#### [What is required]
Output the lines exactly, from the one where "Give me the Plotly source for this chart." appears through the one where "from plotly.subplots import make_subplots" appears. Images are left out.

#### [Source records]
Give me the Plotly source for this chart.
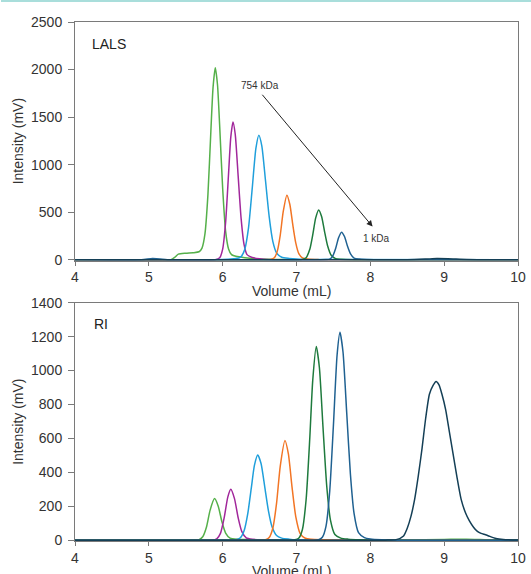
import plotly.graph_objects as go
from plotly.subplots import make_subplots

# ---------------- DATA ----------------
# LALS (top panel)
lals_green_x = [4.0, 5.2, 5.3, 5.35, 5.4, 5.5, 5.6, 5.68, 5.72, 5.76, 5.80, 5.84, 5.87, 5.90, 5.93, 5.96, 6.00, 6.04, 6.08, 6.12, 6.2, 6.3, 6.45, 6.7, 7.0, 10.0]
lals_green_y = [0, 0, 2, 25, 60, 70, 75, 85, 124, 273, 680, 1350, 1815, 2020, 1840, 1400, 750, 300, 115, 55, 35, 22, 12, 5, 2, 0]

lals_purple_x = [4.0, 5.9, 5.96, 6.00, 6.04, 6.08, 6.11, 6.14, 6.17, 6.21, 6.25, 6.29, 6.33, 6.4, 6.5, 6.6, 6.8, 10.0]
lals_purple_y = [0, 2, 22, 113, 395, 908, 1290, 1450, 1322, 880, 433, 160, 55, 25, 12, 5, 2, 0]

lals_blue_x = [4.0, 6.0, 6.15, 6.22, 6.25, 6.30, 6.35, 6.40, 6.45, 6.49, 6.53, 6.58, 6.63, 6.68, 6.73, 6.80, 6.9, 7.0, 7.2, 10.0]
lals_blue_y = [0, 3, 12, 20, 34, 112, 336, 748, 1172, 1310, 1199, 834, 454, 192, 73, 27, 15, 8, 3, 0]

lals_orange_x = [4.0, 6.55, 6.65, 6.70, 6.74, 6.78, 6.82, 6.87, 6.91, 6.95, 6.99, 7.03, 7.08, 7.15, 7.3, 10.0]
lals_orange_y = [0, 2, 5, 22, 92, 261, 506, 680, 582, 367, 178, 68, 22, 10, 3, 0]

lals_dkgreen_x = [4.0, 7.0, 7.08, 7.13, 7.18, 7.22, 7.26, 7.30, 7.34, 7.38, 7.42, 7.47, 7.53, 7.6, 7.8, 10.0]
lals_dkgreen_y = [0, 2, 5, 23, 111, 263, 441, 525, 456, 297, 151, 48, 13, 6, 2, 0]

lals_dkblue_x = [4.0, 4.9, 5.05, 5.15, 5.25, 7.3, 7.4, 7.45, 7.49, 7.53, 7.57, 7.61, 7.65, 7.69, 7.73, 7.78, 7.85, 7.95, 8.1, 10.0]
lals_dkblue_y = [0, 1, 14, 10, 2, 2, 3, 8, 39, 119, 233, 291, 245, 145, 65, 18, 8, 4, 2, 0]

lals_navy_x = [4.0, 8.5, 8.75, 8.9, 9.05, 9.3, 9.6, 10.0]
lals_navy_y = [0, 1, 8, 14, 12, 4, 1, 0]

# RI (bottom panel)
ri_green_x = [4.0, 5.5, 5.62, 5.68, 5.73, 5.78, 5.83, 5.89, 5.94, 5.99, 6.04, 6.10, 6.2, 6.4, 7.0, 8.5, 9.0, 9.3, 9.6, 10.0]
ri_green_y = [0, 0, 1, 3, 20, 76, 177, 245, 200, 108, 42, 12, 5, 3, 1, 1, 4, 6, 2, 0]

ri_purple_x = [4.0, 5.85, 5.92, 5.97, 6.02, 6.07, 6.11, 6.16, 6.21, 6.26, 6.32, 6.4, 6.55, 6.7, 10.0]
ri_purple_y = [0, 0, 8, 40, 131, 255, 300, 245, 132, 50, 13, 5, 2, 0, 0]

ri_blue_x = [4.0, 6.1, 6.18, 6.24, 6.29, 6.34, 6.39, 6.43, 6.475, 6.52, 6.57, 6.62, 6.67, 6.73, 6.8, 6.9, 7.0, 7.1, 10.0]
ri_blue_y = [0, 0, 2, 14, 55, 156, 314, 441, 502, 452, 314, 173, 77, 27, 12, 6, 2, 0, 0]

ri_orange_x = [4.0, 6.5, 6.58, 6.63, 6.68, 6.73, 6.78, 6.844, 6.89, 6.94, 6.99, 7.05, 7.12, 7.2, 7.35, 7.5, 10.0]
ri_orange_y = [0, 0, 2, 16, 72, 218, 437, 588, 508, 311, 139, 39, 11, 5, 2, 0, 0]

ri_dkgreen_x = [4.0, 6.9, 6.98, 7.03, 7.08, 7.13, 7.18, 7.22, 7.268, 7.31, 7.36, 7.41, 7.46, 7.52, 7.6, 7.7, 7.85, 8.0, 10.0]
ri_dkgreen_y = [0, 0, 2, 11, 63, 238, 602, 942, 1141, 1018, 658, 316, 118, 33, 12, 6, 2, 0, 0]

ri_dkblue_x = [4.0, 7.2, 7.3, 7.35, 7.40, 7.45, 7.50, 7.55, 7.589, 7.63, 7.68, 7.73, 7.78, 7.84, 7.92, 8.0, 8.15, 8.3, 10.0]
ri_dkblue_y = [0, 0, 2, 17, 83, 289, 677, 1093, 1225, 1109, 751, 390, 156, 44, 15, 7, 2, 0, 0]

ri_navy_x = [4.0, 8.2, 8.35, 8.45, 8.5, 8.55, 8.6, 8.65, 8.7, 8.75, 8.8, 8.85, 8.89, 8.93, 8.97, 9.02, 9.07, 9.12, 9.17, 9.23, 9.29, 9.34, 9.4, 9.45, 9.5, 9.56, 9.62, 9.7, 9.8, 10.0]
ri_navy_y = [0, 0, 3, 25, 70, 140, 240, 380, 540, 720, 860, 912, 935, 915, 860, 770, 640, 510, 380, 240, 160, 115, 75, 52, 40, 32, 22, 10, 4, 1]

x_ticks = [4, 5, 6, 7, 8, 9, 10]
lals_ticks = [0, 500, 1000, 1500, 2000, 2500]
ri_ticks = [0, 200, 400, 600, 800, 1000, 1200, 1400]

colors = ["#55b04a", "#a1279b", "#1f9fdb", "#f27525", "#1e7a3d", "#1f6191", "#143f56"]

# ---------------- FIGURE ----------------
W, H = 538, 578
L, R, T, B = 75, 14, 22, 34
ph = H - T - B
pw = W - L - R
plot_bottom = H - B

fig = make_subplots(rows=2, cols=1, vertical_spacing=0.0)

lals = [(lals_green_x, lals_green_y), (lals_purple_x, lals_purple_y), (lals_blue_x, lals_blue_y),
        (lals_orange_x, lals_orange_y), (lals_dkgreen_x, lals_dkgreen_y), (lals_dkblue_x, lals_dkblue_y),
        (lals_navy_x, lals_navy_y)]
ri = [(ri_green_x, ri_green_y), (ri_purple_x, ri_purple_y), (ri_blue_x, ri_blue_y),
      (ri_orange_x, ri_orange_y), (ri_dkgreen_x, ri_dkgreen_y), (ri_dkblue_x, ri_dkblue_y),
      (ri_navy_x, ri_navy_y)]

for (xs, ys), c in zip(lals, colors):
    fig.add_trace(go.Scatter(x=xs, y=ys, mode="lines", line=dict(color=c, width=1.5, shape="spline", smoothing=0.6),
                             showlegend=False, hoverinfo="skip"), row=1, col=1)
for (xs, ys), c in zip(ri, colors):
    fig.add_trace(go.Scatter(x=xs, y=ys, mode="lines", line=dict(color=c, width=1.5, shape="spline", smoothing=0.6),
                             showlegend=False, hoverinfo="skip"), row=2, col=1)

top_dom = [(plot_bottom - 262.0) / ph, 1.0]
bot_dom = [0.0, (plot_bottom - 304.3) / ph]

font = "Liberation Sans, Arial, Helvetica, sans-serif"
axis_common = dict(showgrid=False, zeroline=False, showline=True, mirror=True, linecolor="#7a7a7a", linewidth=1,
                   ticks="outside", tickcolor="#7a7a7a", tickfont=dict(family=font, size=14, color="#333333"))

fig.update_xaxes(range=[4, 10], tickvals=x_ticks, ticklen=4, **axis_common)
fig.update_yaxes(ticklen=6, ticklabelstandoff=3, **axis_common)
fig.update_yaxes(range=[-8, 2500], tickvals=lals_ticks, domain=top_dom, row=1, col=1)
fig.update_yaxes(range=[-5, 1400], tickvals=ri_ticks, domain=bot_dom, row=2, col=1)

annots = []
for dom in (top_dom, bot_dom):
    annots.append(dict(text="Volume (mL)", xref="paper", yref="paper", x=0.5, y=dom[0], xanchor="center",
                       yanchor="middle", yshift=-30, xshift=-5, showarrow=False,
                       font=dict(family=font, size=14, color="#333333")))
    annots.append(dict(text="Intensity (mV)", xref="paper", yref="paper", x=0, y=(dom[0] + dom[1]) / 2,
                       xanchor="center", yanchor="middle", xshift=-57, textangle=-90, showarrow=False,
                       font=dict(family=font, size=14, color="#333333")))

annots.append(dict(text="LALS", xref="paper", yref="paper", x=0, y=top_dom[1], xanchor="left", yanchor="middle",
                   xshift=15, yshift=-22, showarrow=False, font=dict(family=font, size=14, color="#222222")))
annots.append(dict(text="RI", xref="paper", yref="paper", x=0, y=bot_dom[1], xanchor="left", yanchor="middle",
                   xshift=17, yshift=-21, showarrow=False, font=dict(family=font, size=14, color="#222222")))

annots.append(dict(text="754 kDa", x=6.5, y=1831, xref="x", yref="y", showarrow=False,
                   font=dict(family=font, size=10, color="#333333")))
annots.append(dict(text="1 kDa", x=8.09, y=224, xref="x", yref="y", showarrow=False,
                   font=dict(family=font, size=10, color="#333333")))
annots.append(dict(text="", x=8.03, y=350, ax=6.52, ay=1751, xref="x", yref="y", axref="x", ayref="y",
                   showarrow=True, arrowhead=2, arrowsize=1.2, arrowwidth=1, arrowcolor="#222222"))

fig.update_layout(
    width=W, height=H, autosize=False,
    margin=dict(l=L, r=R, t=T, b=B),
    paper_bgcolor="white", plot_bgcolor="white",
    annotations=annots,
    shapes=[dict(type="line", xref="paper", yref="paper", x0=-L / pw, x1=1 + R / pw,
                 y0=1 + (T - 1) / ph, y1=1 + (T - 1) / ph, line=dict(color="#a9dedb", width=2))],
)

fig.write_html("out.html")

==

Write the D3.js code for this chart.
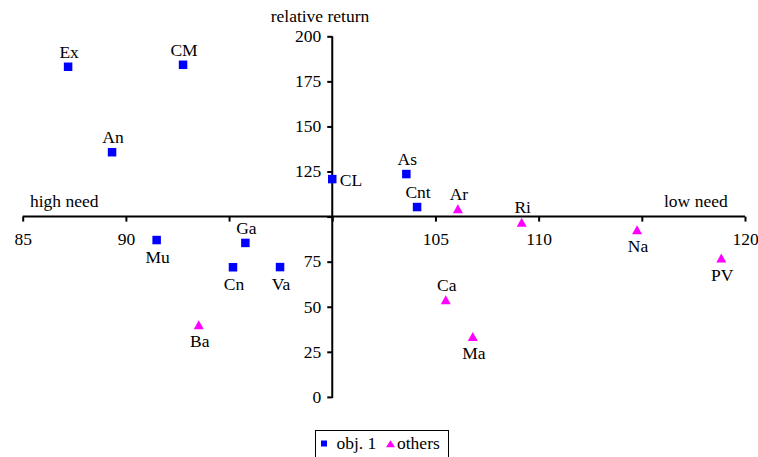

#### [Result]
Give me the Plotly source for this chart.
import plotly.graph_objects as go
from plotly.subplots import make_subplots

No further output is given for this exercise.